The old Oyster Bar was about the food America ate before it became interested in food. Then the restaurant, along with the country, got a bigger and better appetite. Often I’ll sit at the counter for a meal that’s expedient but inflected by the charm of serious waitresses. (These nice ladies aren’t biding their time until a second audition on Broadway.) On a swivel stool, I always go for the clams—Manhattan clam chowder and then the fried-clam sandwich. In the sit-down dining room, I’m more promiscuous. There I’ll let myself be tempted by oysters—their list is terrific—and then the chowder, or the chowder and the dish I order every other year to remind myself not to order it again: the fried coconut jumbo shrimps with coconut rice and pineapple, the awful faux-Polynesian thing I used to order before I learned to love real fish.
I suffered a childhood aversion to seafood, which is why it’s easy to plot the evolution of my appetite against the menu of the Oyster Bar. It was one of the key places where I shed my timidity at the table.
You might say it was the chowder that hooked me. The pivotal bowl came in the late ’70s, during a lunch with an elegantly leonine friend of my grandmother’s, a distinguished retired book editor I hoped could help me get a summer job. “One way or another,” she advised, indelibly, “if you want to work in publishing, you’ll have to be very good at doing lunch!” She ordered the Manhattan clam chowder, so I did, too.
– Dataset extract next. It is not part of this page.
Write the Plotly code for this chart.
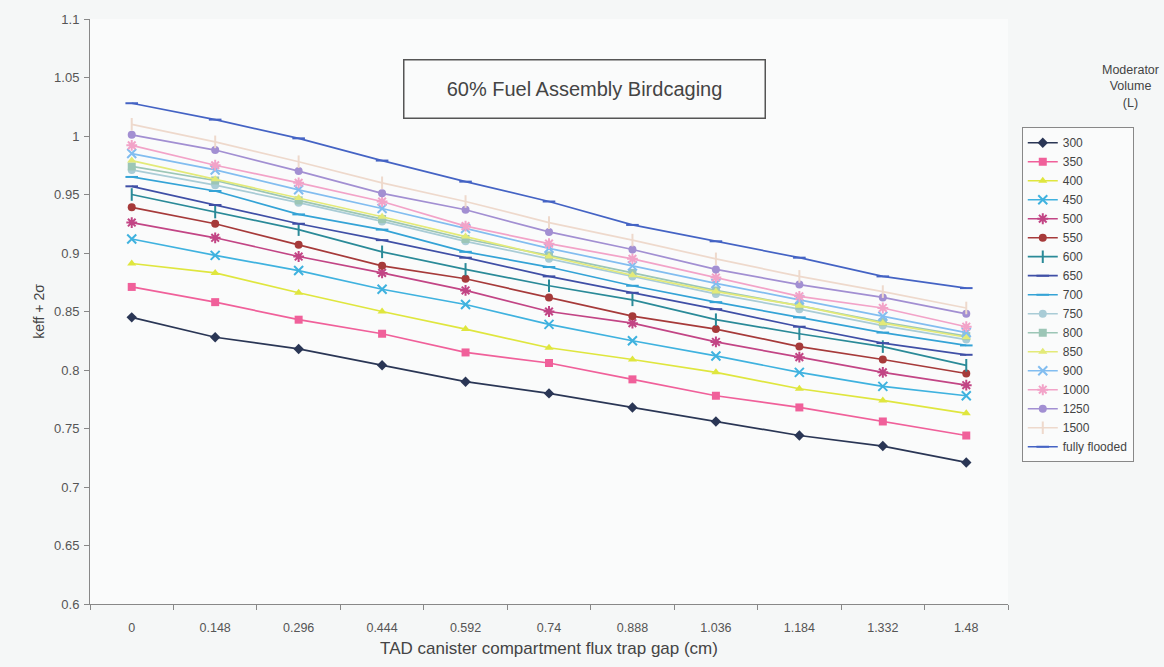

I was apprehensive while we waited, but when the chowder came to the table, it looked pretty much like a nice tomato soup. It wasn’t. To my surprise, the clams goosed it up into something racier, their chewy meat adding bite to the bowl and their juices a delicious undertow of the sea. It was delicious.
I didn’t get that summer publishing job, but I have since become very good at lunch.